(Reuters) - Cardiff City manager Malky Mackay refused to throw in the towel on Saturday after a 3-1 defeat at Premier League leaders Liverpool followed reports he had been told to resign or be sacked.
Controversial owner Vincent Tan was booed and heckled by Cardiff fans with shouts of “get lost” as he arrived at Anfield and his reception during the game and afterwards was even worse with banners saying “Tan out” and “We want our club back”.
Supporters hung around after the defeat to chant their support for Mackay, who led them to promotion to the Premier League for the first time last season.
“The crowd were our 12th man. I reiterate 100 percent that I absolutely will not be resigning from the football club. I am a proud man to lead this team. Why would I want to leave? That is something you will have to ask other people,” Mackay told reporters.

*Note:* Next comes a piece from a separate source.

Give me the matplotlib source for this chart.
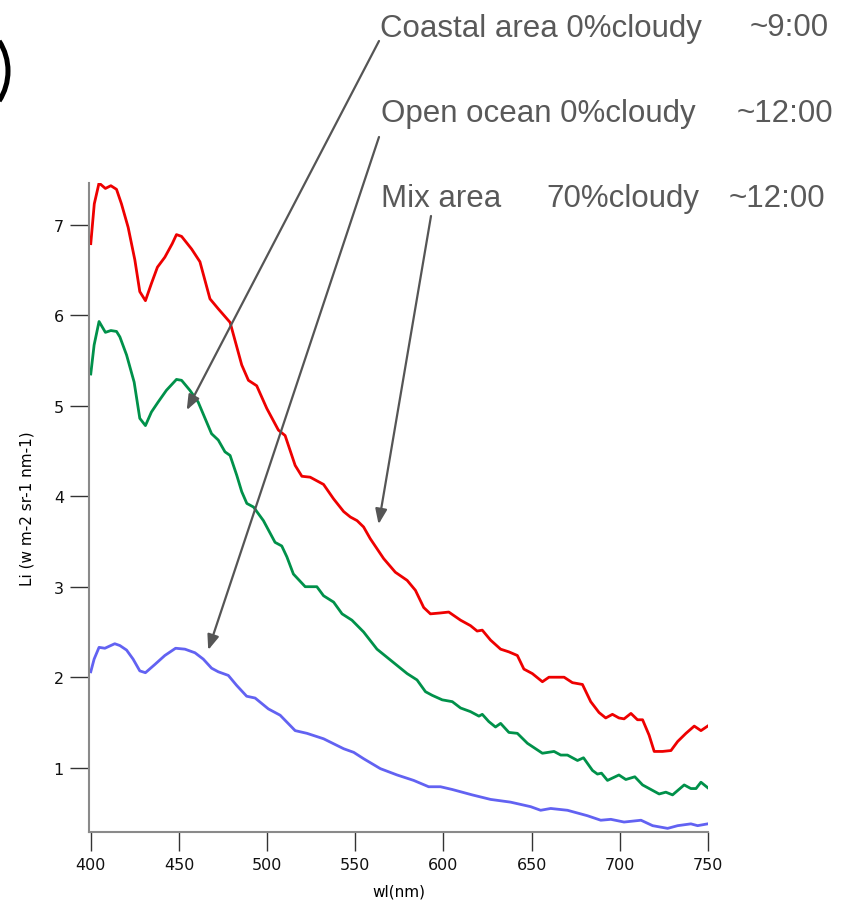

“I told the players how proud I was of them. We were excellent until Luis Suarez showed why he is about the best player in the world right now. I told them not to go under and we stayed in the game. Liverpool will be challenging for the league this year.”
Two goals for Suarez helped seal an easy win for Liverpool with Cardiff struggling in the first half amid all the background chaos but they did improve after the break.
Tan’s unorthodox running of the club has bemused fans of the Welsh side, not least his decision to change the “Bluebirds” home shirts from blue to red.
Cardiff are just above the drop zone after a decent start but the Malaysian tycoon complained this week that Mackay had overspent in the transfer window and would not receive “a single penny” in January despite requests for three signings.
Liverpool boss Brendan Rodgers, a friend of Mackay, said that Tan knows “nothing about football”.
Pundits have long bemoaned the actions of several new owners in English football, with Hull City fans at loggerheads over a move to change their name to Hull Tigers and Blackburn Rovers supporters aghast at the running of their club by Indian chicken processing firm Venky’s.